If Biden tries to turn the clock back four years, will this bring Israel into direct conflict with the new administration?
Thanks to President Trump, the US embassy has relocated from Tel Aviv to Jerusalem. The Golan Heights is sovereign Israeli territory, not a bargaining chip with Syria. Egypt’s radical Muslim Brotherhood leadership — whom President Obama endorsed enthusiastically, making a special trip to Cairo to do so — are either dead or in prison. The cash the Obama administration airlifted to Iran was misspent. Bankrupt is the doctrine that Israeli territorial concessions to the Palestinians are the prerequisite for solving the Arab-Israeli conflict.
If Biden tries to turn the clock back four years, will this bring Israel into direct conflict with the new administration?

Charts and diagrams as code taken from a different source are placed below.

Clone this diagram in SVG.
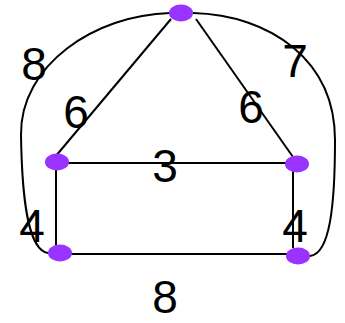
<svg xmlns="http://www.w3.org/2000/svg" width="345" height="323" viewBox="0 0 345 323">
<style>
.e{fill:none;stroke:#000;stroke-width:2}
.n{fill:#9933ff}
.l{font-family:"Liberation Sans",Arial,sans-serif;font-size:46px;fill:#000;text-anchor:middle}
</style>
<rect width="345" height="323" fill="#fff"/>
<g id="edges">
<path class="e" d="M170,13 C95,15 20,65 21,135 C22,200 28,250 48,253"/>
<path class="e" d="M193,13 C270,15 335,60 335,140 C335,205 330,254 310,256"/>
<line class="e" x1="171" y1="19" x2="55" y2="157"/>
<line class="e" x1="196" y1="19" x2="293" y2="157"/>
<line class="e" x1="63" y1="163" x2="293" y2="163"/>
<line class="e" x1="56" y1="163" x2="56" y2="246"/>
<line class="e" x1="293" y1="170" x2="293" y2="248"/>
<line class="e" x1="70" y1="254" x2="288" y2="254"/>
</g>
<g id="labels">
<text class="l" x="34" y="80">8</text>
<text class="l" x="76" y="128">6</text>
<text class="l" x="295" y="77">7</text>
<text class="l" x="251" y="123">6</text>
<text class="l" x="165" y="182">3</text>
<text class="l" x="32" y="242">4</text>
<text class="l" x="295" y="242">4</text>
<text class="l" x="165" y="313">8</text>
</g>
<g id="nA"><ellipse class="n" cx="181" cy="13" rx="12" ry="8.5"/></g>
<g id="nB"><ellipse class="n" cx="57" cy="162" rx="12" ry="8.5"/></g>
<g id="nC"><ellipse class="n" cx="297" cy="164" rx="12" ry="8.5"/></g>
<g id="nD"><ellipse class="n" cx="60" cy="253" rx="12" ry="8.5"/></g>
<g id="nE"><ellipse class="n" cx="298" cy="256" rx="12" ry="8.5"/></g>
</svg>
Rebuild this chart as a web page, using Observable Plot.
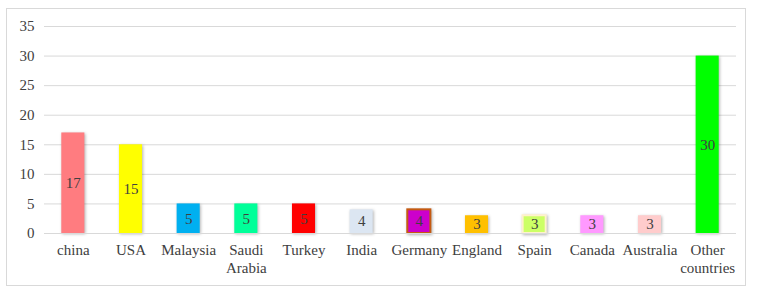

“There will be major friction over the Palestinian issue,” predicts Yoram Ettinger, a former Congressional affairs liaison to Israel’s embassy in Washington. “The Biden administration will have to decide if the Palestinian issue is more important than joining forces against the real primary threats to the region, and in fact to the US itself, namely the ayatollahs and potentially Erdogan of Turkey.”
Danny Ayalon, Israel’s former ambassador to the United States, expressed concern over Biden’s eagerness to rejoin the nuclear deal with Iran that Trump jettisoned.